DESCRIPTION OF THE TASK:
Leaving out every picture, retype the lines below from the top through the one that contains "(title) at (24,30)".

SOURCE MATERIAL:
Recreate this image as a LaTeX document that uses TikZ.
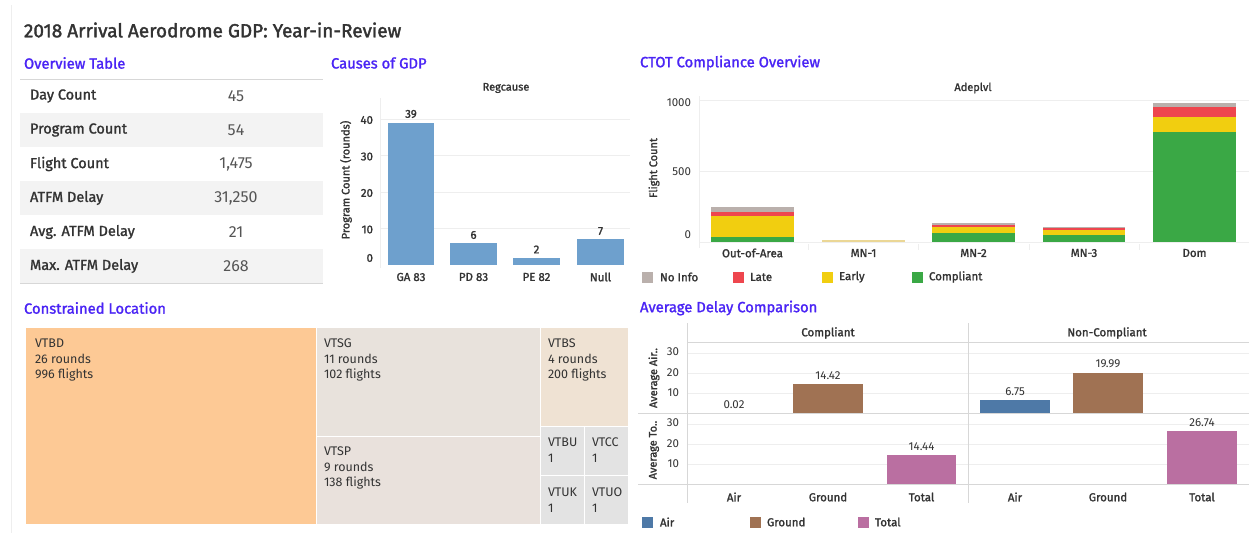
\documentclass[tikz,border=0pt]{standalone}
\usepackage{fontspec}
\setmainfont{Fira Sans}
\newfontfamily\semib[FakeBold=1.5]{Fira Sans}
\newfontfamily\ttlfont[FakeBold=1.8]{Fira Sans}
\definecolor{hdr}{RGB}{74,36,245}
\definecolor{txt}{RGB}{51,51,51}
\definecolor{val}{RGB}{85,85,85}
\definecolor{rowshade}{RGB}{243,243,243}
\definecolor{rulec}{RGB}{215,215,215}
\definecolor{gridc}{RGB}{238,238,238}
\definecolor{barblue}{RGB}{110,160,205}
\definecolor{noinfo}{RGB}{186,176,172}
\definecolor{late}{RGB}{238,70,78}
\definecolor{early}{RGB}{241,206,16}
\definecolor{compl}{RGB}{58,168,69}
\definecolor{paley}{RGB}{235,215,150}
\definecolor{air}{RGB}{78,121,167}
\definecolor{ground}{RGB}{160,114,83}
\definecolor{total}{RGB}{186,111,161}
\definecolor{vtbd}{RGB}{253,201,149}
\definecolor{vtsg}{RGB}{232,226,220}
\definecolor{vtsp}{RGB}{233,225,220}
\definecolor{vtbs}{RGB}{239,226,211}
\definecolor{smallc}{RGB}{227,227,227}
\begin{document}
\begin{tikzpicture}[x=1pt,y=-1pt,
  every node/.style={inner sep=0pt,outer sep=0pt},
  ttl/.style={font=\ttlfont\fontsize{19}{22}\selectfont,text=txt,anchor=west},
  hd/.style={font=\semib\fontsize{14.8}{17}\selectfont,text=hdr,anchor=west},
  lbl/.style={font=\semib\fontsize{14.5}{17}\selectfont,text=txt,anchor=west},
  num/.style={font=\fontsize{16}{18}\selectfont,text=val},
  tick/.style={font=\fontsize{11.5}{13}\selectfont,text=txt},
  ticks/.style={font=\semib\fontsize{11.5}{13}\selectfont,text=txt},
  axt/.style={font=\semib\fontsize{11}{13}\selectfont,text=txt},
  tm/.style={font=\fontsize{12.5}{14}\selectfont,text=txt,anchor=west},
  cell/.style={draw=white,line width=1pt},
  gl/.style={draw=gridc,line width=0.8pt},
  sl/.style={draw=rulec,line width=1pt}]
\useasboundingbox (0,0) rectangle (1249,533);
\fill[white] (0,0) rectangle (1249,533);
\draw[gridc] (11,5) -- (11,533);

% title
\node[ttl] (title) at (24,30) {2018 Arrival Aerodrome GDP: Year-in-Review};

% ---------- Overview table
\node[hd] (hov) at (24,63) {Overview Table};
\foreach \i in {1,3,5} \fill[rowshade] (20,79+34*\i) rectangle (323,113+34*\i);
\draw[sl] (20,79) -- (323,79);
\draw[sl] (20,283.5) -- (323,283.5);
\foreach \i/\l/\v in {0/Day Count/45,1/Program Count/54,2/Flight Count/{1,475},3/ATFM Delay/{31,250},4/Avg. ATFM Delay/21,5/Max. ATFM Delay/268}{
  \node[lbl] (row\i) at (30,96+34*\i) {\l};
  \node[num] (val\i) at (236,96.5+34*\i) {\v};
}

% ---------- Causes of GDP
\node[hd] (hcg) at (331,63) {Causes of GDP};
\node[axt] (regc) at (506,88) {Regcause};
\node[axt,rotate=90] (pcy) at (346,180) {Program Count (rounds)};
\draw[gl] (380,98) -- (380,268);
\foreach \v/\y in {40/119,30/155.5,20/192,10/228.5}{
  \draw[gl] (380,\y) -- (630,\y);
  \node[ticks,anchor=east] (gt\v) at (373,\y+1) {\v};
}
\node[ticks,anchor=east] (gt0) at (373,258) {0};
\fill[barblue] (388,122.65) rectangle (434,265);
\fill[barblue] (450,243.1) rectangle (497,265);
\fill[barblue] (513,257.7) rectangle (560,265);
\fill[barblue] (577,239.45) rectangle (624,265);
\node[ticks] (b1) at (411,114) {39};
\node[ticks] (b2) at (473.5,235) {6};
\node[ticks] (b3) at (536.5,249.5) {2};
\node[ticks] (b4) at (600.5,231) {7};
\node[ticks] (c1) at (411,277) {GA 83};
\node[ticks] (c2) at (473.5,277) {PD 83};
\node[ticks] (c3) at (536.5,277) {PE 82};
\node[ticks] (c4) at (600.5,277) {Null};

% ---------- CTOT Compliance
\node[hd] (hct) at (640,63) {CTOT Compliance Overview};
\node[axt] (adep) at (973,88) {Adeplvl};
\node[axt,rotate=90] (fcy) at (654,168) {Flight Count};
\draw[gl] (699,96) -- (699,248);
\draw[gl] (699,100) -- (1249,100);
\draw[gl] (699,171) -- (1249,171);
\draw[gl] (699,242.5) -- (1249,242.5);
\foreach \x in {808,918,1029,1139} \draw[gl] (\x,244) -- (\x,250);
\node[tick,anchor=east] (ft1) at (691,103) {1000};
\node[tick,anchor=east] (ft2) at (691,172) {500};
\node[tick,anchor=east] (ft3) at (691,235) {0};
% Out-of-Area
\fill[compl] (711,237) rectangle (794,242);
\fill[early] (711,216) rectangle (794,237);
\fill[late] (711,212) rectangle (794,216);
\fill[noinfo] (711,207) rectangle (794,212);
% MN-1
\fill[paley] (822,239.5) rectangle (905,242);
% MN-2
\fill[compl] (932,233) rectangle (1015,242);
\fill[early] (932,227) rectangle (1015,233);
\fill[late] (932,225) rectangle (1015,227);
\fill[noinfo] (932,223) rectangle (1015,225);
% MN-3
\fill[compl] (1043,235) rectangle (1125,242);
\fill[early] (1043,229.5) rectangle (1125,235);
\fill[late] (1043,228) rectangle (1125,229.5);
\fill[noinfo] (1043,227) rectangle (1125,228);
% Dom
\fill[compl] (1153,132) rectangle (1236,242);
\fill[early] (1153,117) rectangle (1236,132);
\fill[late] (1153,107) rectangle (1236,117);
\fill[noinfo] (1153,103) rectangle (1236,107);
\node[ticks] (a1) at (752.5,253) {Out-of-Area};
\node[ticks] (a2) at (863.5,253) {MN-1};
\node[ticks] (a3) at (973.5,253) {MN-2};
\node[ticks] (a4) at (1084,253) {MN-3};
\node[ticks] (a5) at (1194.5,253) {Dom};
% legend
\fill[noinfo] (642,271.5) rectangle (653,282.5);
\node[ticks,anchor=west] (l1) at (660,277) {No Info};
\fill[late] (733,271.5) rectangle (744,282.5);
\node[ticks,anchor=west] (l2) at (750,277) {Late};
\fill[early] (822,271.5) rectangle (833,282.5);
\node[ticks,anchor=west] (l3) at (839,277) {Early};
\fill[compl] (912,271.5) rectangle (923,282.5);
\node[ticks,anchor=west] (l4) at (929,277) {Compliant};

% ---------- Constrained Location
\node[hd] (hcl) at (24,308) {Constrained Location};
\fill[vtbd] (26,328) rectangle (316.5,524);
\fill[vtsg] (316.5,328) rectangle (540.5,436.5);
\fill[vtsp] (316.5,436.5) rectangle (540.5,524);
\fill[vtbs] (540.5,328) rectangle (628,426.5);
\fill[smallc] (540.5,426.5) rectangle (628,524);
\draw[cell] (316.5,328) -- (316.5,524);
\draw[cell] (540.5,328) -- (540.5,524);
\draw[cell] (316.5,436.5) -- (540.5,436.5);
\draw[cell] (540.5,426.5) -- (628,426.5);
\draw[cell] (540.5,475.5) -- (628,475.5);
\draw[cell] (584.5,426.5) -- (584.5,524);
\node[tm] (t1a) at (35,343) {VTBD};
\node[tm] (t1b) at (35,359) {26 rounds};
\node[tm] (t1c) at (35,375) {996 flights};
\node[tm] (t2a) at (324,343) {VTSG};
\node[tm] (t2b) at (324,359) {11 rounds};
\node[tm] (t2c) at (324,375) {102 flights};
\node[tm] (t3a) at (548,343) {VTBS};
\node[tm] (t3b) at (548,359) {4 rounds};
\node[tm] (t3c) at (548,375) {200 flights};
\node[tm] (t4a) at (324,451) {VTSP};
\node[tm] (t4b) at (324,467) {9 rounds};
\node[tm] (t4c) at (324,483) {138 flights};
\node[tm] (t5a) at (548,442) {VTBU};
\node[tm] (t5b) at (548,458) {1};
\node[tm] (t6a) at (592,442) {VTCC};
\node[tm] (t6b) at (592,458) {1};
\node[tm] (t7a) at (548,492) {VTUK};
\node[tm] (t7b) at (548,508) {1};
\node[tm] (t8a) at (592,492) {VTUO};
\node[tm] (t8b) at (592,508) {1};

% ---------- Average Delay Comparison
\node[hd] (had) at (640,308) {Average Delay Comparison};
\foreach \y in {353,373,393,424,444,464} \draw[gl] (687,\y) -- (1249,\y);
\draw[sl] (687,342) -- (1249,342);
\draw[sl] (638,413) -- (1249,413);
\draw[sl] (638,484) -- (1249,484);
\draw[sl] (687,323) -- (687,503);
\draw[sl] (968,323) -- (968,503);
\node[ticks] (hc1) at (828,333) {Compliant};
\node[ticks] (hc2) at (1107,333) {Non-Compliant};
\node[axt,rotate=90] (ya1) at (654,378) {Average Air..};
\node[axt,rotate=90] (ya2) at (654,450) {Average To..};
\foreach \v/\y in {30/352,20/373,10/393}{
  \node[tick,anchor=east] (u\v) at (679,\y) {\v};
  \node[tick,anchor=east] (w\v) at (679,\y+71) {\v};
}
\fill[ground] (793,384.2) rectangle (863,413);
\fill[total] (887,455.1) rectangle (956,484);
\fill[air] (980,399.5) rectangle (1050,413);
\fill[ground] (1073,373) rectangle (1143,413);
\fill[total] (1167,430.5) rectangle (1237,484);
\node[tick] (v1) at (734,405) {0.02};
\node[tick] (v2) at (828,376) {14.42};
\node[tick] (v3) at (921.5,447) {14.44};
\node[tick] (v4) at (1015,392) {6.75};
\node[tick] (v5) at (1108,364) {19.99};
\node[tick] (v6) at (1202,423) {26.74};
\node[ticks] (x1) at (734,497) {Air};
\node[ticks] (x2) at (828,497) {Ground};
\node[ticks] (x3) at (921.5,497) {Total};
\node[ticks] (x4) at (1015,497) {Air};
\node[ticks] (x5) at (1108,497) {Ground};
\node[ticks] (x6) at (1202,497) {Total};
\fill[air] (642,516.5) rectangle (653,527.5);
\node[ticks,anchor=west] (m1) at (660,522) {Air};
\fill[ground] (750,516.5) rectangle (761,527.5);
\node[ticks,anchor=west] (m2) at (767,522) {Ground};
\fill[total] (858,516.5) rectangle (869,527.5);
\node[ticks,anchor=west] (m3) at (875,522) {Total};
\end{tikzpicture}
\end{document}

SOLVED PROBLEM:
Recreate this image as a LaTeX document that uses TikZ.
\documentclass[tikz,border=0pt]{standalone}
\usepackage{fontspec}
\setmainfont{Fira Sans}
\newfontfamily\semib[FakeBold=1.5]{Fira Sans}
\newfontfamily\ttlfont[FakeBold=1.8]{Fira Sans}
\definecolor{hdr}{RGB}{74,36,245}
\definecolor{txt}{RGB}{51,51,51}
\definecolor{val}{RGB}{85,85,85}
\definecolor{rowshade}{RGB}{243,243,243}
\definecolor{rulec}{RGB}{215,215,215}
\definecolor{gridc}{RGB}{238,238,238}
\definecolor{barblue}{RGB}{110,160,205}
\definecolor{noinfo}{RGB}{186,176,172}
\definecolor{late}{RGB}{238,70,78}
\definecolor{early}{RGB}{241,206,16}
\definecolor{compl}{RGB}{58,168,69}
\definecolor{paley}{RGB}{235,215,150}
\definecolor{air}{RGB}{78,121,167}
\definecolor{ground}{RGB}{160,114,83}
\definecolor{total}{RGB}{186,111,161}
\definecolor{vtbd}{RGB}{253,201,149}
\definecolor{vtsg}{RGB}{232,226,220}
\definecolor{vtsp}{RGB}{233,225,220}
\definecolor{vtbs}{RGB}{239,226,211}
\definecolor{smallc}{RGB}{227,227,227}
\begin{document}
\begin{tikzpicture}[x=1pt,y=-1pt,
  every node/.style={inner sep=0pt,outer sep=0pt},
  ttl/.style={font=\ttlfont\fontsize{19}{22}\selectfont,text=txt,anchor=west},
  hd/.style={font=\semib\fontsize{14.8}{17}\selectfont,text=hdr,anchor=west},
  lbl/.style={font=\semib\fontsize{14.5}{17}\selectfont,text=txt,anchor=west},
  num/.style={font=\fontsize{16}{18}\selectfont,text=val},
  tick/.style={font=\fontsize{11.5}{13}\selectfont,text=txt},
  ticks/.style={font=\semib\fontsize{11.5}{13}\selectfont,text=txt},
  axt/.style={font=\semib\fontsize{11}{13}\selectfont,text=txt},
  tm/.style={font=\fontsize{12.5}{14}\selectfont,text=txt,anchor=west},
  cell/.style={draw=white,line width=1pt},
  gl/.style={draw=gridc,line width=0.8pt},
  sl/.style={draw=rulec,line width=1pt}]
\useasboundingbox (0,0) rectangle (1249,533);
\fill[white] (0,0) rectangle (1249,533);
\draw[gridc] (11,5) -- (11,533);

% title
\node[ttl] (title) at (24,30) {2018 Arrival Aerodrome GDP: Year-in-Review};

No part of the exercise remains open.